MPM-LLM4DSE: Reaching the Pareto Frontier in HLS with Multimodal Learning and LLM-Driven Exploration

TL;DR

This paper introduces MPM-LLM4DSE, a novel framework combining multimodal learning and LLM-driven optimization to improve high-level synthesis design space exploration, achieving significant performance gains over existing methods.

Contribution

It proposes a multimodal prediction model and LLM-based optimizer with prompt engineering, advancing HLS DSE by better capturing semantic features and domain knowledge.

Findings

Outperforms state-of-the-art ProgSG by up to 10.25× in prediction accuracy.

Achieves an average of 39.90% performance gain in DSE tasks.
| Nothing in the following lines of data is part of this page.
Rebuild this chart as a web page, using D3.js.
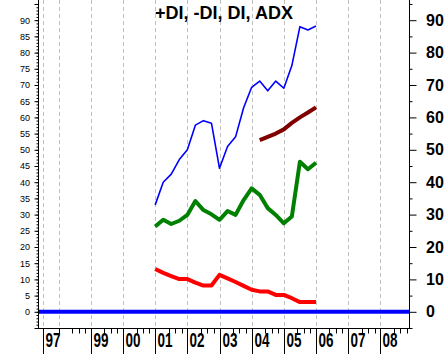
<!DOCTYPE html>
<html>
<head>
<meta charset="utf-8">
<script src="https://cdn.jsdelivr.net/npm/d3@7"></script>
<style>
  html, body { margin: 0; padding: 0; background: #fff; }
  svg { display: block; }
  text { font-family: "Liberation Sans", Arial, sans-serif; }
</style>
</head>
<body>
<svg id="chart" width="447" height="354"></svg>
<script>
// ---------- data ----------
const title = "+DI, -DI, DI, ADX";
const quarters = [2001.0, 2001.25, 2001.5, 2001.75, 2002.0, 2002.25, 2002.5, 2002.75,
                  2003.0, 2003.25, 2003.5, 2003.75, 2004.0, 2004.25, 2004.5, 2004.75,
                  2005.0, 2005.25, 2005.5, 2005.75, 2006.0];
const plusDI  = [33, 40, 42.5, 47, 50, 57.6, 59, 58.2, 44.3, 51, 54, 63, 69.3, 71.2, 68.2, 71.2, 69, 76, 88, 87, 88.2];
const minusDI = [13.2, 12, 11, 10.1, 10.1, 9, 8.1, 8.1, 11.4, 10.3, 9.2, 8, 6.8, 6.3, 6.3, 5.2, 5.2, 4.2, 3, 3, 3];
const diVals  = [26.3, 28.4, 27.1, 28.1, 29.9, 34.2, 31.4, 30.1, 28.4, 31.1, 29.9, 34.5, 38.1, 36.1, 32, 29.9, 27.3, 29.4, 46.3, 44, 46];
const adxVals = [null, null, null, null, null, null, null, null, null, null, null, null, null,
                 53, 54, 55, 56.3, 58.3, 60, 61.5, 63.1];
const yearTicks  = [1997.52, 1998, 1999, 2000, 2001, 2002, 2003, 2004, 2005, 2006, 2007, 2008];
const yearLabels = ["97", "", "99", "00", "01", "02", "03", "04", "05", "06", "07", "08"];
const leftLabels  = [0, 5, 10, 15, 20, 25, 30, 35, 40, 45, 50, 55, 60, 65, 70, 75, 80, 85, 90];
const rightLabels = [0, 10, 20, 30, 40, 50, 60, 70, 80, 90];
const zeroLine = 0;

// ---------- layout ----------
const svg = d3.select("#chart");
const L = 38, R = 409, T = 0, B = 328.5;

const x = d3.scaleLinear().domain([1998, 2008]).range([58.7, 380.3]);
const y = d3.scaleLinear().domain([-5, 95]).range([328, 4]);

// vertical dashed grid lines
svg.append("g").selectAll("line").data(yearTicks).join("line")
  .attr("x1", d => Math.round(x(d)) + 0.5).attr("x2", d => Math.round(x(d)) + 0.5)
  .attr("y1", T).attr("y2", B)
  .attr("stroke", "#c0c0c0").attr("stroke-width", 1)
  .attr("stroke-dasharray", "4,3");

// zero line
svg.append("line")
  .attr("x1", L).attr("x2", R)
  .attr("y1", y(zeroLine)).attr("y2", y(zeroLine))
  .attr("stroke", "#0000ff").attr("stroke-width", 4);

// series
function drawLine(vals, color, width) {
  const line = d3.line()
    .defined((d, i) => vals[i] != null)
    .x((d, i) => x(quarters[i]))
    .y((d, i) => y(vals[i]));
  svg.append("path").datum(vals)
    .attr("d", line)
    .attr("fill", "none")
    .attr("stroke", color)
    .attr("stroke-width", width)
    .attr("stroke-linejoin", "round")
    .attr("stroke-linecap", "butt");
}
drawLine(plusDI, "#0000ff", 1.6);
drawLine(diVals, "#008000", 4);
drawLine(minusDI, "#ff0000", 4);
drawLine(adxVals, "#800000", 4);

// left axis
const leftMinor = d3.range(-5, 96, 1);
const leftMajor = d3.range(-5, 96, 5);
svg.append("g").attr("transform", `translate(${L + 0.5},0)`)
  .call(d3.axisLeft(y).tickValues(leftMinor).tickSize(2).tickFormat("").tickSizeOuter(0))
  .call(g => g.select(".domain").remove());
svg.append("g").attr("transform", `translate(${L + 0.5},0)`)
  .call(d3.axisLeft(y).tickValues(leftMajor).tickSize(4).tickSizeOuter(0)
    .tickFormat(d => leftLabels.includes(d) ? d : ""))
  .call(g => g.select(".domain").remove())
  .call(g => g.selectAll("text").attr("font-size", 9).attr("x", -8.5)
    .attr("font-family", "'Liberation Sans', Arial, sans-serif").attr("fill", "#000"));
svg.append("line").attr("x1", L + 0.5).attr("x2", L + 0.5).attr("y1", T).attr("y2", B + 0.5)
  .attr("stroke", "#000");

// right axis
svg.append("g").attr("transform", `translate(${R + 0.5},0)`)
  .call(d3.axisRight(y).tickValues(d3.range(-5, 96, 10)).tickSize(3).tickFormat("").tickSizeOuter(0))
  .call(g => g.select(".domain").remove());
svg.append("g").attr("transform", `translate(${R + 0.5},0)`)
  .call(d3.axisRight(y).tickValues(rightLabels).tickSize(7).tickSizeOuter(0))
  .call(g => g.select(".domain").remove())
  .call(g => g.selectAll("text").attr("font-size", 16).attr("font-weight", "bold").attr("x", 16.5)
    .attr("font-family", "'Liberation Sans', Arial, sans-serif").attr("fill", "#000"));
svg.append("line").attr("x1", R + 0.5).attr("x2", R + 0.5).attr("y1", T).attr("y2", B + 0.5)
  .attr("stroke", "#000");

// bottom axis
svg.append("line").attr("x1", L).attr("x2", R + 1).attr("y1", B).attr("y2", B).attr("stroke", "#000");
const minorOffsets = [0.42, 0.62, 0.82];
const minorTicks = [];
yearTicks.slice(1).forEach(t => minorOffsets.forEach(o => minorTicks.push(t + o)));
minorTicks.push(1998);
svg.append("g").selectAll("line").data(minorTicks).join("line")
  .attr("x1", d => Math.round(x(d)) + 0.5).attr("x2", d => Math.round(x(d)) + 0.5)
  .attr("y1", B).attr("y2", B + 5).attr("stroke", "#000");
const majorYears = yearTicks.filter((t, i) => yearLabels[i] !== "");
svg.append("g").selectAll("line").data(majorYears).join("line")
  .attr("x1", d => Math.round(x(d)) + 0.5).attr("x2", d => Math.round(x(d)) + 0.5)
  .attr("y1", B).attr("y2", 354).attr("stroke", "#000");
svg.append("g").selectAll("text").data(yearTicks.map((t, i) => ({t, label: yearLabels[i]})).filter(d => d.label !== ""))
  .join("text")
  .attr("x", d => Math.round(x(d.t)) + 2.5)
  .attr("y", 347)
  .attr("font-size", 20).attr("font-weight", "bold")
  .attr("textLength", 15).attr("lengthAdjust", "spacingAndGlyphs")
  .text(d => d.label);

// title
svg.append("text")
  .attr("x", 224).attr("y", 18.5)
  .attr("text-anchor", "middle")
  .attr("font-size", 18).attr("font-weight", "bold")
  .text(title);
</script>
</body>
</html>
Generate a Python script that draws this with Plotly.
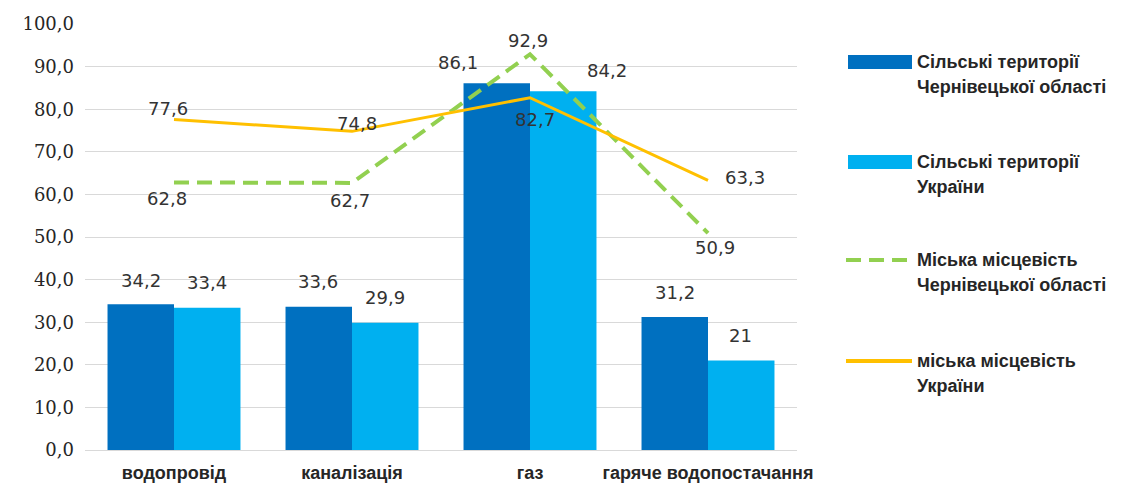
import plotly.graph_objects as go

categories = ["водопровід", "каналізація", "газ", "гаряче водопостачання"]

rural_chernivtsi = [34.2, 33.6, 86.1, 31.2]
rural_ukraine = [33.4, 29.9, 84.2, 21]
urban_chernivtsi = [62.8, 62.7, 92.9, 50.9]
urban_ukraine = [77.6, 74.8, 82.7, 63.3]

rural_chernivtsi_labels = ["34,2", "33,6", "86,1", "31,2"]
rural_ukraine_labels = ["33,4", "29,9", "84,2", "21"]
urban_chernivtsi_labels = ["62,8", "62,7", "92,9", "50,9"]
urban_ukraine_labels = ["77,6", "74,8", "82,7", "63,3"]

legend_names = [
    ("Сільські території", "Чернівецької області"),
    ("Сільські території", "України"),
    ("Міська місцевість", "Чернівецької області"),
    ("міська місцевість", "України"),
]

DARK_BLUE = "#0070C0"
LIGHT_BLUE = "#00B0F0"
GREEN = "#92D050"
ORANGE = "#FFC000"

# label offsets in pixels (dx, dy up) - hand-placed like the original
off_rc = [(-33, 24), (-34, 25), (-72, 21), (-33, 25)]
off_ru = [(33, 25), (33, 25), (77, 21), (32, 25)]
off_uc = [(-7, -16), (-2, -18), (-2, 14), (7, -14)]
off_uu = [(-6, 11), (5, 8), (5, -22), (37, 3)]

# page has an 8px body margin, so the figure is sized/offset to fit the window
PAD = 8
W, H = 1122 - PAD, 488 - PAD
L, R, T, B = 85 - PAD, 325, 24 - PAD, 38

fig = go.Figure()
fig.add_trace(go.Bar(x=categories, y=rural_chernivtsi, marker_color=DARK_BLUE,
                     marker_line_width=0, showlegend=False))
fig.add_trace(go.Bar(x=categories, y=rural_ukraine, marker_color=LIGHT_BLUE,
                     marker_line_width=0, showlegend=False))
fig.add_trace(go.Scatter(x=categories, y=urban_chernivtsi, mode="lines",
                         line=dict(color=GREEN, width=4, dash="15px,8px"),
                         showlegend=False))
fig.add_trace(go.Scatter(x=categories, y=urban_ukraine, mode="lines",
                         line=dict(color=ORANGE, width=3), showlegend=False))

label_font = dict(family="DejaVu Sans", size=18, color="#333333")
annotations = []
for vals, labels, offs in [
    (rural_chernivtsi, rural_chernivtsi_labels, off_rc),
    (rural_ukraine, rural_ukraine_labels, off_ru),
    (urban_chernivtsi, urban_chernivtsi_labels, off_uc),
    (urban_ukraine, urban_ukraine_labels, off_uu),
]:
    for c, v, t, (dx, dy) in zip(categories, vals, labels, offs):
        annotations.append(dict(x=c, y=v, text=t, showarrow=False,
                                xshift=dx, yshift=dy, font=label_font))

# manual legend to the right of the plot (positions given in page pixels)
def px_x(p):
    return (p - PAD - L) / (W - L - R)

def px_y(p):
    return (H - B - (p - PAD)) / (H - T - B)

legend_font = dict(family="Liberation Sans", size=18, color="#262626", weight="bold")
shapes = []
legend_rows = [62, 162, 260, 361]
for i, ((line1, line2), yc) in enumerate(zip(legend_names, legend_rows)):
    if i < 2:
        shapes.append(dict(type="rect", xref="paper", yref="paper",
                           x0=px_x(848), x1=px_x(912), y0=px_y(yc + 7), y1=px_y(yc - 7),
                           fillcolor=DARK_BLUE if i == 0 else LIGHT_BLUE, line_width=0))
    else:
        shapes.append(dict(type="line", xref="paper", yref="paper",
                           x0=px_x(846), x1=px_x(912), y0=px_y(yc), y1=px_y(yc),
                           line=dict(color=GREEN if i == 2 else ORANGE, width=4,
                                     dash="15px,8px" if i == 2 else "solid")))
    for k, txt in enumerate([line1, line2]):
        annotations.append(dict(xref="paper", yref="paper", x=px_x(915),
                                y=px_y(yc + 25 * k), xanchor="left", yanchor="middle",
                                text=txt, showarrow=False, font=legend_font))

fig.update_layout(
    width=W, height=H,
    margin=dict(l=L, r=R, t=T, b=B),
    barmode="group", bargap=0.253, bargroupgap=0,
    plot_bgcolor="white", paper_bgcolor="white",
    separators=", ",
    showlegend=False,
    annotations=annotations,
    shapes=shapes,
    xaxis=dict(showgrid=False, showline=True, linecolor="#d9d9d9", linewidth=1,
               ticks="outside", ticklen=6, tickcolor="rgba(0,0,0,0)",
               automargin=False,
               tickfont=dict(family="Liberation Sans", size=18, color="#262626",
                             weight="bold")),
    yaxis=dict(range=[0, 100], dtick=10, tickformat=".1f", showgrid=True,
               gridcolor="#d9d9d9", gridwidth=1, zeroline=False,
               ticks="", ticklabelstandoff=10, automargin=False,
               tickfont=dict(family="DejaVu Serif, Liberation Serif, serif",
                             size=18, color="#262626")),
)

fig.write_html("out.html")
Demonstrates effectiveness of LLM-driven exploration with tailored prompts.

Abstract

High-Level Synthesis (HLS) design space exploration (DSE) seeks Pareto-optimal designs within expansive pragma configuration spaces. To accelerate HLS DSE, graph neural networks (GNNs) are commonly employed as surrogates for HLS tools to predict quality of results (QoR) metrics, while multi-objective optimization algorithms expedite the exploration. However, GNN-based prediction methods may not fully capture the rich semantic features inherent in behavioral descriptions, and conventional multi-objective optimization algorithms often do not explicitly account for the domain-specific knowledge regarding how pragma directives influence QoR. To address these limitations, this paper proposes the MPM-LLM4DSE framework, which incorporates a multimodal prediction model (MPM) that simultaneously fuses features from behavioral descriptions and control and data flow graphs. Furthermore, the framework employs a large language model (LLM) as an optimizer, accompanied by a tailored prompt engineering methodology. This methodology incorporates pragma impact analysis on QoR to guide the LLM in generating high-quality configurations (LLM4DSE). Experimental results demonstrate that our multimodal predictive model significantly outperforms state-of-the-art work ProgSG by up to 10.25$\times$. Furthermore, in DSE tasks, the proposed LLM4DSE achieves an average performance gain of 39.90\% over prior methods, validating the effectiveness of our prompting methodology. Code and models are available at https://github.com/wslcccc/MPM-LLM4DSE.